● REQUEST:
Begin at the line that contains "Recreate this image", stop after the line that contains "Chart.register(...registerables);", and reproduce only that span, unaltered.

● DATA FOR THE TASK:
..............................

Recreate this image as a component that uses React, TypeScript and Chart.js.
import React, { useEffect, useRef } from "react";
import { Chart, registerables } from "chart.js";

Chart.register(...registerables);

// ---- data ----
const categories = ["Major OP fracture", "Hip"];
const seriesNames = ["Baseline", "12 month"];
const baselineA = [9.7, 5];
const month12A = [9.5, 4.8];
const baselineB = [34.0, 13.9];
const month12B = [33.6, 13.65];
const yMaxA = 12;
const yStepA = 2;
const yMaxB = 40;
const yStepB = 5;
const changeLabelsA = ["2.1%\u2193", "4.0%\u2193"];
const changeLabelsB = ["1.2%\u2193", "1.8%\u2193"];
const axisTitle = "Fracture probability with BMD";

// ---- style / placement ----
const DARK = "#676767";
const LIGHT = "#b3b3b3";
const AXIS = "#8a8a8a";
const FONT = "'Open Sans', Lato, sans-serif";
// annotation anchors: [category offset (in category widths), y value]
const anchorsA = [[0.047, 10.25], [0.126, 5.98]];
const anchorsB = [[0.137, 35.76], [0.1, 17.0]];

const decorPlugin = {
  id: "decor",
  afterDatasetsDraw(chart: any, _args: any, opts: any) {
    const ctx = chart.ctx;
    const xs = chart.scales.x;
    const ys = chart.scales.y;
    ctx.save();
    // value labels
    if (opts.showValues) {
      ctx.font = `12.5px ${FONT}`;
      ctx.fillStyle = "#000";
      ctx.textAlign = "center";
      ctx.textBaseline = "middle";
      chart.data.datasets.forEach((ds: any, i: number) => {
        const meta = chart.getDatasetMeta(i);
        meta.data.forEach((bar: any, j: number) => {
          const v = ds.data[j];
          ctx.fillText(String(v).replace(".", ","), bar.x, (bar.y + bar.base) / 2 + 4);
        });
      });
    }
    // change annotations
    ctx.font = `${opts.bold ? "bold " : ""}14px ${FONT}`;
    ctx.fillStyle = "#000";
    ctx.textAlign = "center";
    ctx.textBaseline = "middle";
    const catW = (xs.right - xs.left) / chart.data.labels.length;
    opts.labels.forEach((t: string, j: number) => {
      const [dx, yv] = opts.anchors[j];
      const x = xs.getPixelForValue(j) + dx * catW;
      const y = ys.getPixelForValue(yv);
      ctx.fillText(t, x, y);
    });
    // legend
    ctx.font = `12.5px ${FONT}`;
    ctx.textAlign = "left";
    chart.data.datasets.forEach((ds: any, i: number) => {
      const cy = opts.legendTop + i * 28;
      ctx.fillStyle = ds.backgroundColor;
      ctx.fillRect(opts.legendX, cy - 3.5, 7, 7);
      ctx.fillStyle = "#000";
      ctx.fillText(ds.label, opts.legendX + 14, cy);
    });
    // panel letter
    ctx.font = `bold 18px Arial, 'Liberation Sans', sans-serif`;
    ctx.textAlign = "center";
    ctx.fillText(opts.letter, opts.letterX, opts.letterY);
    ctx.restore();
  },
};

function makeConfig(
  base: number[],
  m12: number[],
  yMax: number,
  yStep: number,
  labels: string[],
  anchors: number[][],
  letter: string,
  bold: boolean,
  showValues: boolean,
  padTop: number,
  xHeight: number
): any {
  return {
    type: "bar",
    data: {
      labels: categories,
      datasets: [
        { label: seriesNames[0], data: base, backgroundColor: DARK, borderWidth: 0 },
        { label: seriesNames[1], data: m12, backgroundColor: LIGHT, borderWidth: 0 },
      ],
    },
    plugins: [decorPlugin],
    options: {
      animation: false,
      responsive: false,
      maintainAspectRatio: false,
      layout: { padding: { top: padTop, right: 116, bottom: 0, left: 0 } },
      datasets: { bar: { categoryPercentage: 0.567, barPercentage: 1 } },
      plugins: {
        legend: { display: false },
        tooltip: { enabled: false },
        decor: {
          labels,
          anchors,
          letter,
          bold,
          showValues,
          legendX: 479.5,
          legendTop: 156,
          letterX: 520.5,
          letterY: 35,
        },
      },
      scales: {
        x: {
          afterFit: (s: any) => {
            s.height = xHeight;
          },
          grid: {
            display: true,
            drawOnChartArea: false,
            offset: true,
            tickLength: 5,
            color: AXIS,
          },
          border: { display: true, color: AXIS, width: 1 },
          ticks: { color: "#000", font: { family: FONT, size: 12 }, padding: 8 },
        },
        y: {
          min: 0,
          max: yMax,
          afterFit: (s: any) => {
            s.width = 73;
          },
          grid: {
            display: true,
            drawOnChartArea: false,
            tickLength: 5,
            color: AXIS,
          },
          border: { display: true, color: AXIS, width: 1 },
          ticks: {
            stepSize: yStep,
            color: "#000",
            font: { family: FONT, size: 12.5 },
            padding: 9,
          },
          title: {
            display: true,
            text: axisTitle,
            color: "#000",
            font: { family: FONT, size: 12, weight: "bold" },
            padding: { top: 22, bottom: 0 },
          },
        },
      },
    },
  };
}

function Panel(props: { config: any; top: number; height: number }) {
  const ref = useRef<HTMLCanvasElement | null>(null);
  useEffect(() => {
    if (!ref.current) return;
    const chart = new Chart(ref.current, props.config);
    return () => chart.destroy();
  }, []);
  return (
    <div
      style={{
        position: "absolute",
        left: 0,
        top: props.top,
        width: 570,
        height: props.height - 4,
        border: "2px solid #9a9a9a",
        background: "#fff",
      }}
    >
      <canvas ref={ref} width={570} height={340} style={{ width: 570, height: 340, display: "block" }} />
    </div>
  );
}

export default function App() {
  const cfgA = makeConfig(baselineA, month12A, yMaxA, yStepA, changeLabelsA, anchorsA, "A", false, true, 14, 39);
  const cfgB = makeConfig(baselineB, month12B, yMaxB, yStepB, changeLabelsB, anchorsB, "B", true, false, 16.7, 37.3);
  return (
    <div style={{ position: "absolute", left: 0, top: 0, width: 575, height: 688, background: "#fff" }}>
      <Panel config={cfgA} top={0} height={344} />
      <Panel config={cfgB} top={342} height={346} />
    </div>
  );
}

..............................

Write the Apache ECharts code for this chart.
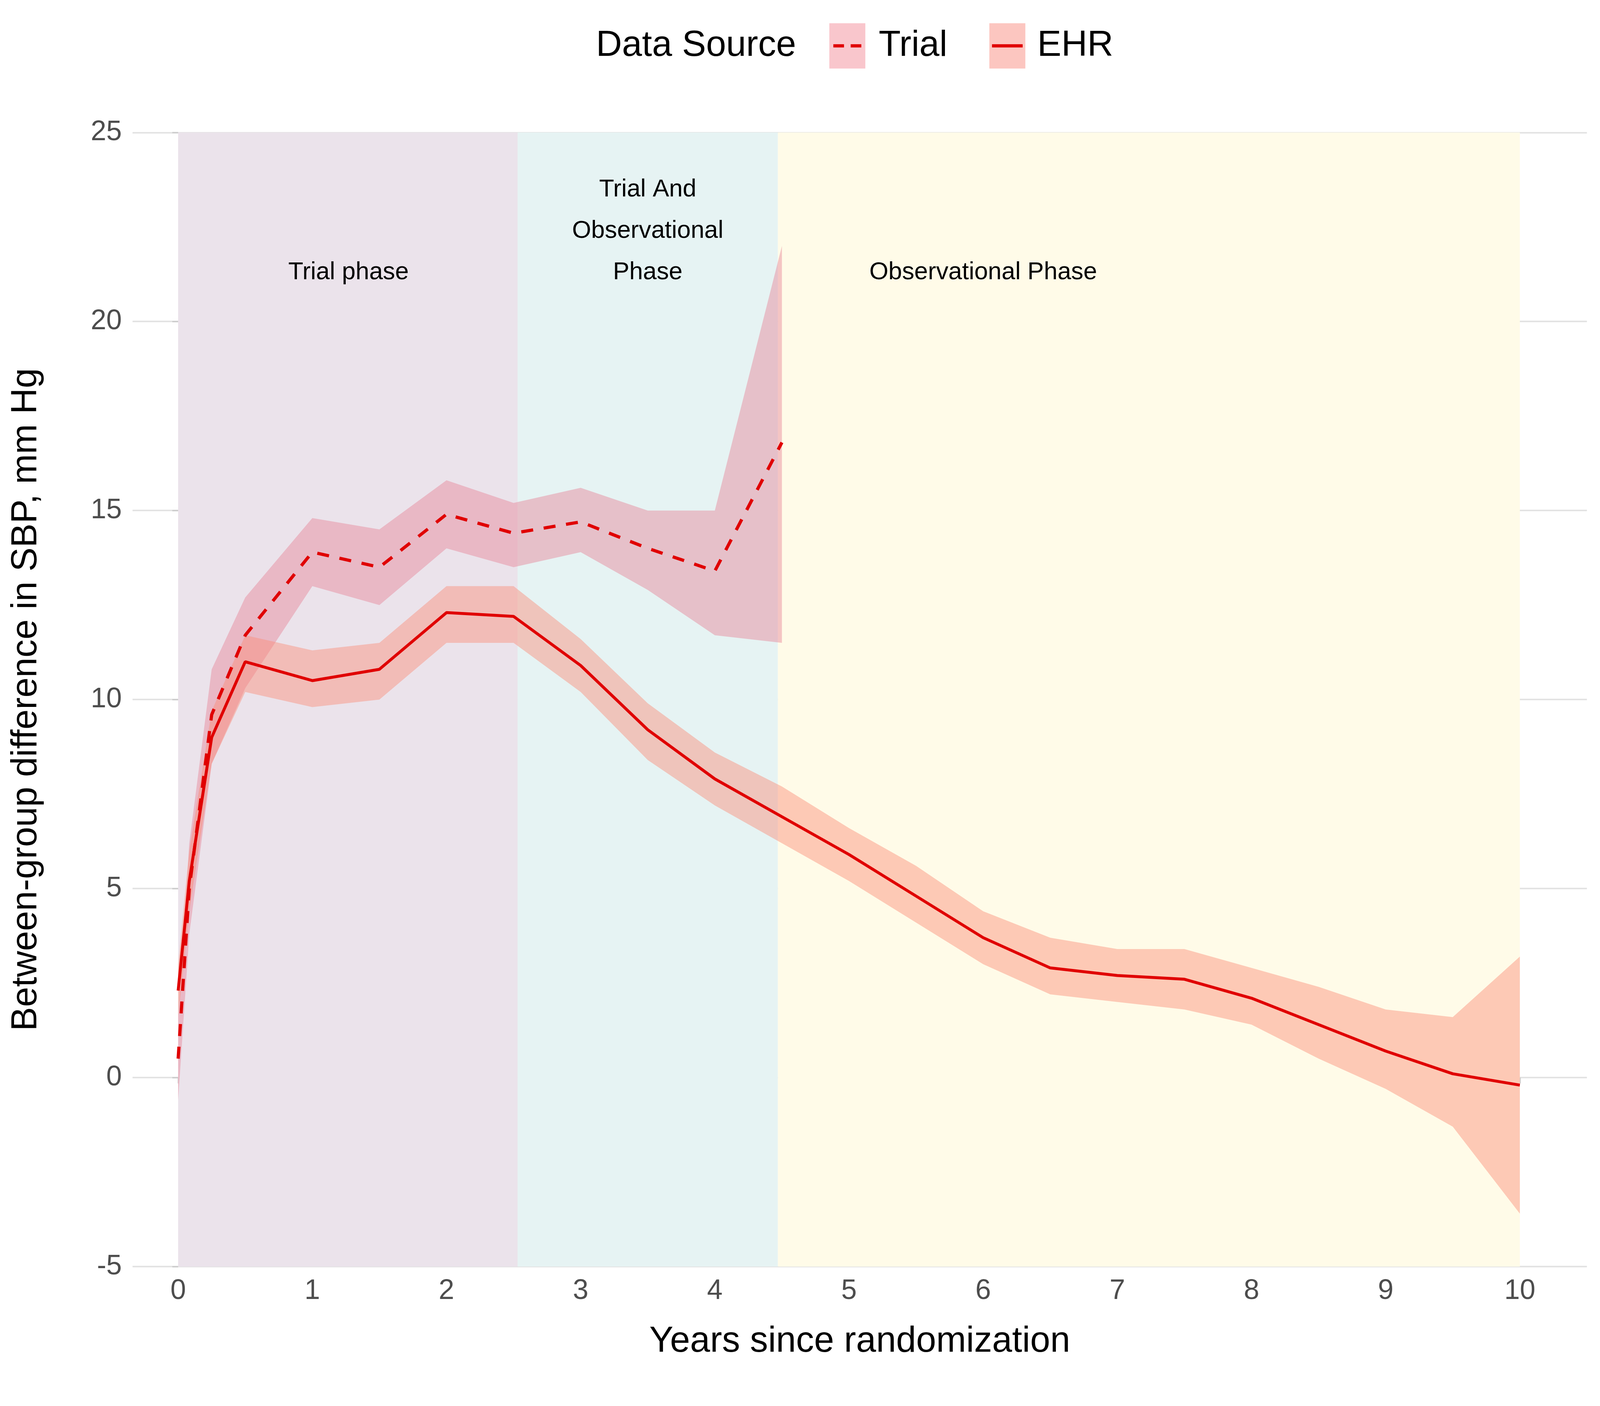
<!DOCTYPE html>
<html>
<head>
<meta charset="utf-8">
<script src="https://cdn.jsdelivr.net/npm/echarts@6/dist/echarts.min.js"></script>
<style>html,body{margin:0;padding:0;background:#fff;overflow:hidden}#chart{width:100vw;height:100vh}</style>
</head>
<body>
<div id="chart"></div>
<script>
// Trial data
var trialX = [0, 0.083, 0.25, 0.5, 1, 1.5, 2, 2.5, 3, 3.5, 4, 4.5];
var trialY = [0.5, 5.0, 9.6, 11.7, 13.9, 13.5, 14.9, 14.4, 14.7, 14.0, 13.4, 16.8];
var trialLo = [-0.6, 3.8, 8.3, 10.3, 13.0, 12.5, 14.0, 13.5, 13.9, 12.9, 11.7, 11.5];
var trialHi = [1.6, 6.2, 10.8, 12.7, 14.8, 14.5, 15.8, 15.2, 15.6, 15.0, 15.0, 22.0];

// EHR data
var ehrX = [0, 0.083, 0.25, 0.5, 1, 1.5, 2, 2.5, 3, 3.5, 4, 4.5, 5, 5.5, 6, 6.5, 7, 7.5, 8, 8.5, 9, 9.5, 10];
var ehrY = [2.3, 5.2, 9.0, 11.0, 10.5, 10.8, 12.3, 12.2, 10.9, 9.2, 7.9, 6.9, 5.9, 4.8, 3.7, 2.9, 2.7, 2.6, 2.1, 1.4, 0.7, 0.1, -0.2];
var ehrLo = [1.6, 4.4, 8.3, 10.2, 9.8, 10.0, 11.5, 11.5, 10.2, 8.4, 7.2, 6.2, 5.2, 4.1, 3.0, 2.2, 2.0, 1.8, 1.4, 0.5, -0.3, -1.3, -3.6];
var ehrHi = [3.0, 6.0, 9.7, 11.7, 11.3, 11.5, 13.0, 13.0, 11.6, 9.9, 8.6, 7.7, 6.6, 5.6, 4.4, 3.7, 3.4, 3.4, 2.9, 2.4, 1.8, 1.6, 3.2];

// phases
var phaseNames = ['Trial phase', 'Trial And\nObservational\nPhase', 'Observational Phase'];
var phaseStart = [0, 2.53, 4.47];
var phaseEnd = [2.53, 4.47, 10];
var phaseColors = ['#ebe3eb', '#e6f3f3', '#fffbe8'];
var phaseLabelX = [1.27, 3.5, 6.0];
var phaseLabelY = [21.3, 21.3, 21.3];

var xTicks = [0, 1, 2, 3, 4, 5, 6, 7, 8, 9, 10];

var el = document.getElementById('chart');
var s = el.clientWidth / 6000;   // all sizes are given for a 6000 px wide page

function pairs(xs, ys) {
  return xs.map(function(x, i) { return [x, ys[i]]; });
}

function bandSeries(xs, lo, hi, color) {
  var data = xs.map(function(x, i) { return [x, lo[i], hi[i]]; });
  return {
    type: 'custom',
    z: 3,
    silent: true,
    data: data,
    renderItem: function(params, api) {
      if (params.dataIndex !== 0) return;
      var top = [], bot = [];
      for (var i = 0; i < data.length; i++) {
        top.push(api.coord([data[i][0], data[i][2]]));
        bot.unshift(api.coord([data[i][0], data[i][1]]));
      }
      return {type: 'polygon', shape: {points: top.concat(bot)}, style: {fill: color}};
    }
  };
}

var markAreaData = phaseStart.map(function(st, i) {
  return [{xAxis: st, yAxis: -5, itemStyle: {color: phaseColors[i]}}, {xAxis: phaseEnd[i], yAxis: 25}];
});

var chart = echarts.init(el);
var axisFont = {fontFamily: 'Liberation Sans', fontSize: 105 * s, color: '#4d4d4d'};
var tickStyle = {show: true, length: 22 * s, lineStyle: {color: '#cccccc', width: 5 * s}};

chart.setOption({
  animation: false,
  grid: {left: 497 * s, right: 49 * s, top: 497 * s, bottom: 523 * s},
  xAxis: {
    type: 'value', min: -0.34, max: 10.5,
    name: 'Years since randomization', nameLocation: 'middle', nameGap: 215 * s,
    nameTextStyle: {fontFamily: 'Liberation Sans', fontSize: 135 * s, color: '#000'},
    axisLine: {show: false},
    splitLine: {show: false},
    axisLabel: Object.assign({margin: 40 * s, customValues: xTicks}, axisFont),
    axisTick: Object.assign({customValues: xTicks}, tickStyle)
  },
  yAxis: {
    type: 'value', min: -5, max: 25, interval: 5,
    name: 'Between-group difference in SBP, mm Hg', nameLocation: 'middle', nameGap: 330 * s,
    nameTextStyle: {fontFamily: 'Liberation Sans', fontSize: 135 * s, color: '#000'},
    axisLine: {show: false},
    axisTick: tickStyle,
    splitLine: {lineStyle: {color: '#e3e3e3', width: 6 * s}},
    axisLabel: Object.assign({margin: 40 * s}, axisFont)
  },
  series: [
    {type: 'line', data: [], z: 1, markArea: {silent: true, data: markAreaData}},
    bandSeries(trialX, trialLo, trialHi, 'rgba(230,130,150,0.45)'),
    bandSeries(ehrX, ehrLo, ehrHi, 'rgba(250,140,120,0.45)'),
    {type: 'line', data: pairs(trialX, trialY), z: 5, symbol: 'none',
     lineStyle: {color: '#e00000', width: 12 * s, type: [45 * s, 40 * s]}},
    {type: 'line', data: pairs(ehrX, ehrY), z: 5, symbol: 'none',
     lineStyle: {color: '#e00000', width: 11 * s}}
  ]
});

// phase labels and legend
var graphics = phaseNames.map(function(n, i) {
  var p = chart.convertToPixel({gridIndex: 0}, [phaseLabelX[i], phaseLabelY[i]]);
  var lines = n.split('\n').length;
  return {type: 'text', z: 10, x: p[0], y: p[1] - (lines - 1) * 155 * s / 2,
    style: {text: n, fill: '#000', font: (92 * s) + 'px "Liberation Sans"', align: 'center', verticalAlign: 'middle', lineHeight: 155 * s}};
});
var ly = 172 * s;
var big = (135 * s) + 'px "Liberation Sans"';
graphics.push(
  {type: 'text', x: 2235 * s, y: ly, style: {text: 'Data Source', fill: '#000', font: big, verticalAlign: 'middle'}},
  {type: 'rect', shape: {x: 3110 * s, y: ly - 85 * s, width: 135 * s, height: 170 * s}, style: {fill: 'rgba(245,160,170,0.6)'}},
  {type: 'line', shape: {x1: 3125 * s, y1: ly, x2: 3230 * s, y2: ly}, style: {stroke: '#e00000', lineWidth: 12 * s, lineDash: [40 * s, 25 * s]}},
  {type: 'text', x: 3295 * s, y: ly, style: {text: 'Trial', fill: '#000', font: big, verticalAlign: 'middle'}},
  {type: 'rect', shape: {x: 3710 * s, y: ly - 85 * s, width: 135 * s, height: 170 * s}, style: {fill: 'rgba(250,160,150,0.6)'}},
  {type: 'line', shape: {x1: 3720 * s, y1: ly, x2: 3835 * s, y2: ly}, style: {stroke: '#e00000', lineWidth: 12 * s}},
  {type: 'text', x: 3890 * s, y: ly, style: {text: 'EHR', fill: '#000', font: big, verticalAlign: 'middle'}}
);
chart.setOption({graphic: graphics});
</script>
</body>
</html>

..............................

● REPLY TO THE TASK:
Recreate this image as a component that uses React, TypeScript and Chart.js.
import React, { useEffect, useRef } from "react";
import { Chart, registerables } from "chart.js";

Chart.register(...registerables);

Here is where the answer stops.